1. Field of the Invention
The present invention relates to evaluation of subsurface hydrocarbon reservoirs, and more particularly forming measures of the hydrocarbon content of tight gas reservoirs including shales, tight siliciclastic sands, and tight carbonates.
2. Description of the Related Art
In reservoir engineering, it has been important for reservoir evaluation to have as the starting point a measure of reserve or gas-in-place in a gas reservoir and volatile oil reservoir. However, for shale gas, so far as is known, no accurate method has been commonly accepted by the industry to estimate gas-in-place in a reservoir.
Existing methods have been based on above measures of water by laboratory testing of core samples obtained from cores extracted from subsurface formations by core sampling tools. There have been several deficiencies with existing methods. Obtaining cores with core sampling tools at depths of interest in a formation is expensive. Side-wall cores are thus generally only obtained at a few sporadic locations from a well. In addition once the cores have been obtained, their preservation to maintain fluid content for accurate results during ongoing laboratory evaluation and analysis of the reservoir has been notoriously difficult and full of uncertainty.
For unconventional shale gas reservoirs the presence of organic matter, in addition to the complex mineralogical composition, complicates the log based methods: the uncertainty in quantity and density of organic matter and other heavy minerals, such as pyrite, makes the density porosity inaccurate.
The large amount of hydrogen in organic matter and clay bound water leads to porosity estimation from neutron logs much higher than the real value. Resistivity logs fail to estimate water content in shale due to the presence of large amounts of clay and the associated surface conductivity. This excess conductivity must be accounted for. However, for clay rich shales, accounting for this excess conductivity can lead to large uncertainties in the computed water volumes.

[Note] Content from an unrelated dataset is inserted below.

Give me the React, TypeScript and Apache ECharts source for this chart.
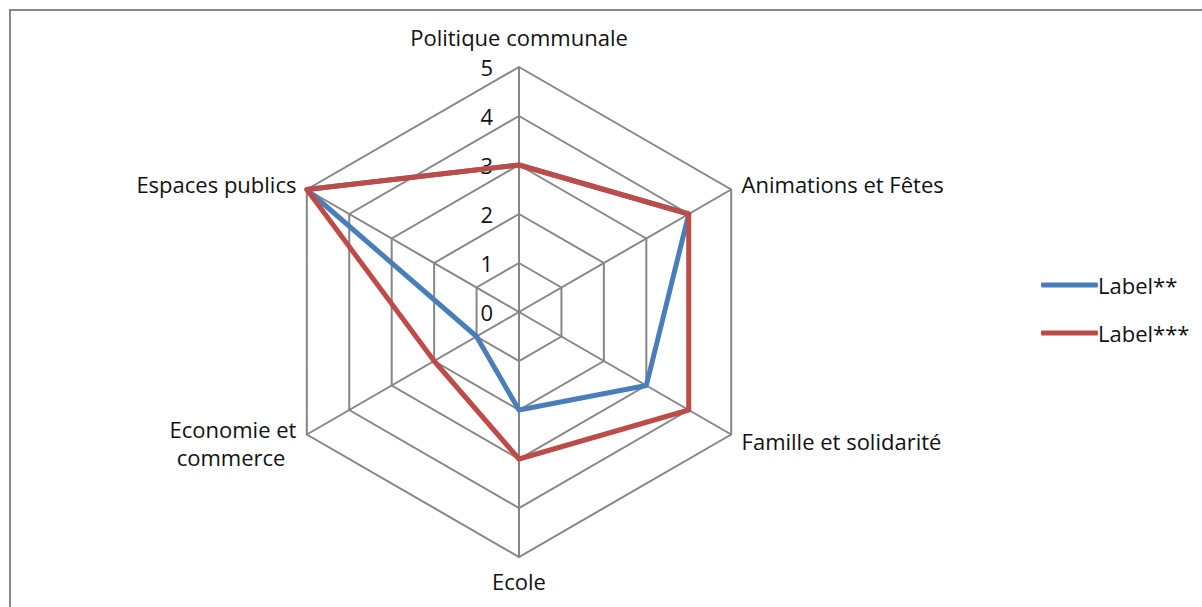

For the core-measurement based methods, the basic porosity measurement in tight nanoporous shales is problematic. The extremely small dimensions of the pores make it difficult to clean and dry the pores. If the pores are not cleaned and dried, conventional porosity measurement methods do not provide accurate porosities. For example if the pores remain filled with water, it is not possible to expand helium into the pore space and quantitatively determine how much pore space there is in the sample.
Even when the porosity is accurately obtained, it remains difficult to estimate the hydrocarbon content based on porosity because a hydrocarbon storage model is required, which has not been reliably established. Shale contains three type of porosity, namely mineral-matrix porosity, organic-matter porosity, and fracture pores. It is not clear if hydrocarbon and/or water are present in all or only some of these pores in the reservoir. In addition, the adsorption on the pore surface can contribute a significant amount of reserve in a nanoporous system. However, the amount of adsorbed hydrocarbon at the reservoir condition may not be readily obtained from a laboratory measurement because all the pore surfaces, including those pores that only hold water in the reservoir, can contribute to the laboratory measurement. Furthermore, the presence of heavy hydrocarbons may result in capillary condensation in some shale gas reservoirs. In this condition, pore surface property and pore size distribution significantly impact the hydrocarbon in place. Therefore, laboratory measured porosity only has some guidance value in the estimation of hydrocarbon content for shale gas reservoir.